Feel free to leave comments about this puzzle.


13 Comments

  1. mark
    Posted March 20, 2010 at 7:39 pm | Permalink | Reply

    This is hard! Got a few answers. Liked 10a very much. I’ve had a go on the interactive version, but it’s too tempting to cheat!
    For the moment I am stumped with about 7 clues done, but I’ll try again later!
    Thanks, Radler!

  2. Claire
    Posted March 20, 2010 at 7:53 pm | Permalink | Reply

    Boy this is tough! – Can’t get into it at all. Thanks for the challenge Radler but I fear I will end up cheating!

  3. Radler
    Posted March 20, 2010 at 9:18 pm | Permalink | Reply

    Mark & Claire, thank you for your comments. It does seem that I’ve made this a little tough, so perhaps it’s time for a hint. The unchecked letters around the perimeter of the grid spell four related words. If you can solve (or reveal) enough to work out what these are, then you’ll have many of the initial and final letters of the answers.
    Good luck!

    • mark
      Posted March 21, 2010 at 10:08 am | Permalink | Reply

      Thanks Radler! I am going to persevere. One problem I had was that I thought 13d was “coins” (mislead by the idea that coin in French means corner).
      Anyway …

      Thought I’d offer some hints!

      7d Think about St. Nick!
      10a is an anagram of “make sure” with the initial letters (“heads”) left out (“scratching”).
      25d If you know who wrote the Adrian Mole books, you’ll get this by doing the same thing to her name as Radler did to her character’s

      • Claire
        Posted March 21, 2010 at 2:17 pm | Permalink | Reply

        Thanks both of you – only managed a few clues yesterday – will persevere today. St Nick was the first one I got!! Also got 10a but didn’t know why until I read the hint above.

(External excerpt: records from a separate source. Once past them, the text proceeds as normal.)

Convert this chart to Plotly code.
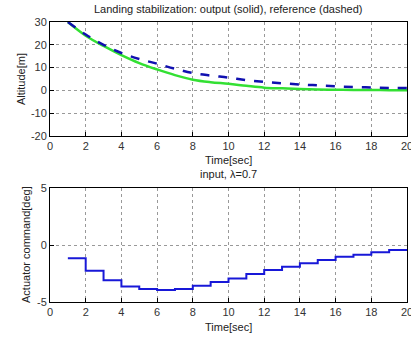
import plotly.graph_objects as go

t = list(range(1, 21))
reference = [30, 24.5, 20, 16.4, 13.8, 11.7, 9.5, 7.6, 6.5, 5.6, 4.5, 3.7, 3.1, 2.6, 2.2, 1.8, 1.5, 1.3, 1.1, 1.0]
output = [30, 24, 19.5, 15.5, 12, 9.2, 6.7, 4.7, 3.6, 2.9, 2.0, 1.2, 0.9, 0.6, 0.4, 0.3, 0.2, 0.2, 0.1, 0.1]
command = [-1.17, -2.25, -3.1, -3.65, -3.86, -3.95, -3.85, -3.57, -3.25, -2.93, -2.55, -2.2, -1.9, -1.6, -1.32, -1.02, -0.85, -0.64, -0.44, -0.44]
xticks = list(range(0, 21, 2))
yticks_top = [-20, -10, 0, 10, 20, 30]
yticks_bottom = [-5, 0, 5]

fig = go.Figure()
fig.add_trace(go.Scatter(x=t, y=output, mode="lines", line=dict(color="#33e033", width=2.5, shape="spline"), xaxis="x", yaxis="y"))
fig.add_trace(go.Scatter(x=t, y=reference, mode="lines", line=dict(color="#1010b0", width=2.5, dash="dash", shape="spline"), xaxis="x", yaxis="y"))
fig.add_trace(go.Scatter(x=t, y=command, mode="lines", line=dict(color="#1818d8", width=2, shape="hv"), xaxis="x2", yaxis="y2"))

font = dict(family="Liberation Sans, Arial", size=11, color="#222")
axcommon = dict(showline=True, linecolor="black", linewidth=1, mirror=True, ticks="inside", ticklen=4,
                tickcolor="black", showgrid=True, gridcolor="#999", griddash="dot", gridwidth=1,
                zeroline=False, automargin=False, ticklabeloverflow="allow",
                tickfont=dict(family="Liberation Sans, Arial", size=11, color="#333"))
xd = [50/411, 407/411]


def ann(text, x, y, angle=0):
    return dict(text=text, x=x/411, y=1-y/338, xref="paper", yref="paper", showarrow=False,
                xanchor="center", yanchor="middle", textangle=angle, font=font)


fig.update_layout(
    width=411, height=338, margin=dict(l=0, r=0, t=0, b=0, autoexpand=False), showlegend=False,
    plot_bgcolor="white", paper_bgcolor="white", font=font,
    xaxis=dict(domain=xd, range=[0, 20], tickvals=xticks, anchor="y", **axcommon),
    yaxis=dict(domain=[1-136/338, 1-22/338], range=[-20, 30], tickvals=yticks_top,
               ticktext=[str(v) for v in yticks_top], anchor="x", **axcommon),
    xaxis2=dict(domain=xd, range=[0, 20], tickvals=xticks, anchor="y2", **axcommon),
    yaxis2=dict(domain=[1-302/338, 1-188/338], range=[-5, 5], tickvals=yticks_bottom,
                ticktext=[str(v) for v in yticks_bottom], anchor="x2", **axcommon),
    annotations=[
        ann("Landing stabilization: output (solid), reference (dashed)", 228, 9),
        ann("Time[sec]", 228, 160),
        ann("input, λ=0.7", 228, 174),
        ann("Time[sec]", 228, 327),
        ann("Altitude[m]", 21, 79, -90),
        ann("Actuator command[deg]", 26, 245, -90),
    ],
)
fig.write_html("out.html", config={"displayModeBar": False},
               post_script="document.body.style.margin='0px';document.body.style.overflow='hidden';")
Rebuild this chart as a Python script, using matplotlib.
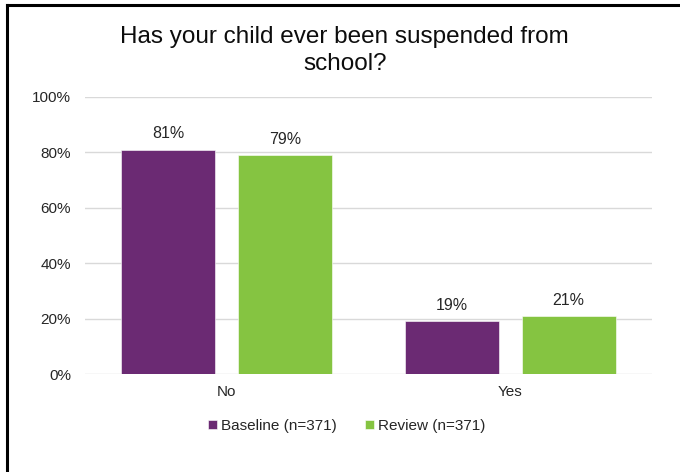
import matplotlib
matplotlib.use("Agg")
import matplotlib.pyplot as plt
import numpy as np
from matplotlib.lines import Line2D

plt.rcParams['font.family'] = ['Liberation Sans', 'DejaVu Sans']

categories = ["No", "Yes"]
series_names = ["Baseline (n=371)", "Review (n=371)"]
baseline = [81, 19]
review = [79, 21]
y_ticks = [0, 20, 40, 60, 80, 100]
title = "Has your child ever been suspended from\nschool?"

colors = ["#6B2A73", "#85C441"]

fig = plt.figure(figsize=(6.8, 4.72), dpi=100)
ax = fig.add_axes([0.125, 0.2076, 0.8338, 0.5869])

x = np.arange(len(categories))
width = 0.332
offset = 0.206
for vals, name, col, sign in [(baseline, series_names[0], colors[0], -1),
                              (review, series_names[1], colors[1], 1)]:
    bars = ax.bar(x + sign * offset, vals, width, color=col, label=name,
                  edgecolor="white", linewidth=0.4, zorder=3)
    for b, v in zip(bars, vals):
        ax.annotate(f"{v}%", (b.get_x() + b.get_width() / 2, v),
                    xytext=(0, 6), textcoords="offset points",
                    ha="center", va="bottom", fontsize=11.5, color="#262626")

ax.set_xlim(-0.5, 1.5)
ax.set_ylim(0, 100)
ax.set_yticks(y_ticks)
ax.set_yticklabels([f"{t}%" for t in y_ticks])
ax.set_xticks(x)
ax.set_xticklabels(categories)
ax.tick_params(axis="both", length=0, labelsize=11, labelcolor="#262626")
ax.tick_params(axis="y", pad=10)
ax.tick_params(axis="x", pad=8)
ax.yaxis.grid(True, color="#d9d9d9", linewidth=1, zorder=0)
ax.set_axisbelow(True)
for s in ax.spines.values():
    s.set_visible(False)

fig.text(0.507, 0.893, title, ha="center", va="center", fontsize=17.5,
         color="#0d0d0d", linespacing=1.3)

fig.legend(loc="center", bbox_to_anchor=(0.51, 0.0975), ncol=2, frameon=False,
           fontsize=11, handlelength=0.6, handleheight=0.6, handletextpad=0.3,
           columnspacing=1.8, labelcolor="#262626")

# frame edges (top and left)
fig.add_artist(Line2D([6.5 / 680, 1], [1 - 4.5 / 472, 1 - 4.5 / 472],
                      transform=fig.transFigure, color="black", linewidth=2.2))
fig.add_artist(Line2D([6.5 / 680, 6.5 / 680], [0, 1 - 4.5 / 472],
                      transform=fig.transFigure, color="black", linewidth=2.2))

fig.savefig("out.png", dpi=100, facecolor="white")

Onwards and (hopefully) upwards!

  4. Posted March 21, 2010 at 3:16 pm | Permalink | Reply

    Regrettably, I gave up on this one after two long sessions. I got 8a (a homophone), 1d (an anagram), 10a (I guessed Archimedes has something to do with it) and 25d (which I particularly liked). The rest was as clear as lentil soup. Oh well…

    • Radler
      Posted March 21, 2010 at 4:42 pm | Permalink | Reply

      Father Brian, if you’re still around, here are a few more hints…
      14a is something close to Jupiter (by Jove). 16a is a type of pain relief, which is a word meaning “under pressure” less the letter “e” (drug). 26a are bones in the wrist. 3d is a hidden answer. 15d is an anagram, where the anagram indicator is “swirling elements to”. 22d means to “surprise”, particularly if planning an attack.
      And of course – see comment 3 – the completed grid will spell a word along each side. Once you crack those you’ll have some useful initial and final letters.

      • Mark
        Posted March 21, 2010 at 5:17 pm | Permalink | Reply

        I am persevering – mainly because I am using these puzzles as training to try to get better than my mother-in-law at the DT cryptic!
        Thanks for the hints Radler.
        I enjoyed 15d – didn’t see it for ages :)
        There are some I have got, but I don’t know why. (17d for instance!)
        mark

        • gazza
          Posted March 21, 2010 at 6:04 pm | Permalink | Reply

          Mark
          17d is B (the IVR code for Belgium) + a word meaning missing or short of + a pronoun (the person being addressed in the answer). The definition (reflex response) is what someone may say if you sneeze.

          • Mark
            Posted March 21, 2010 at 7:10 pm | Permalink | Reply

            Thanks Gazza. I had got the answer and now I know how it works. :oops:
            mark

  5. Posted April 1, 2010 at 4:30 pm | Permalink | Reply

    I have finally given up and used the interactive puzzle to get the last few clues. Don’t really understand 4d & 18a.
    Is there a review of this, or have I missed it?
    Thanks Radler – a really good puzzle!
    mark

    • Posted April 1, 2010 at 4:42 pm | Permalink | Reply

      I’m writing it at the moment, in between doing other things!

    • gazza
      Posted April 1, 2010 at 4:44 pm | Permalink | Reply

      4d/18a. The 13 is a reference to 13d. Put TORS (rocks) around (boxes) an anagram (rocky) of AND and O (round).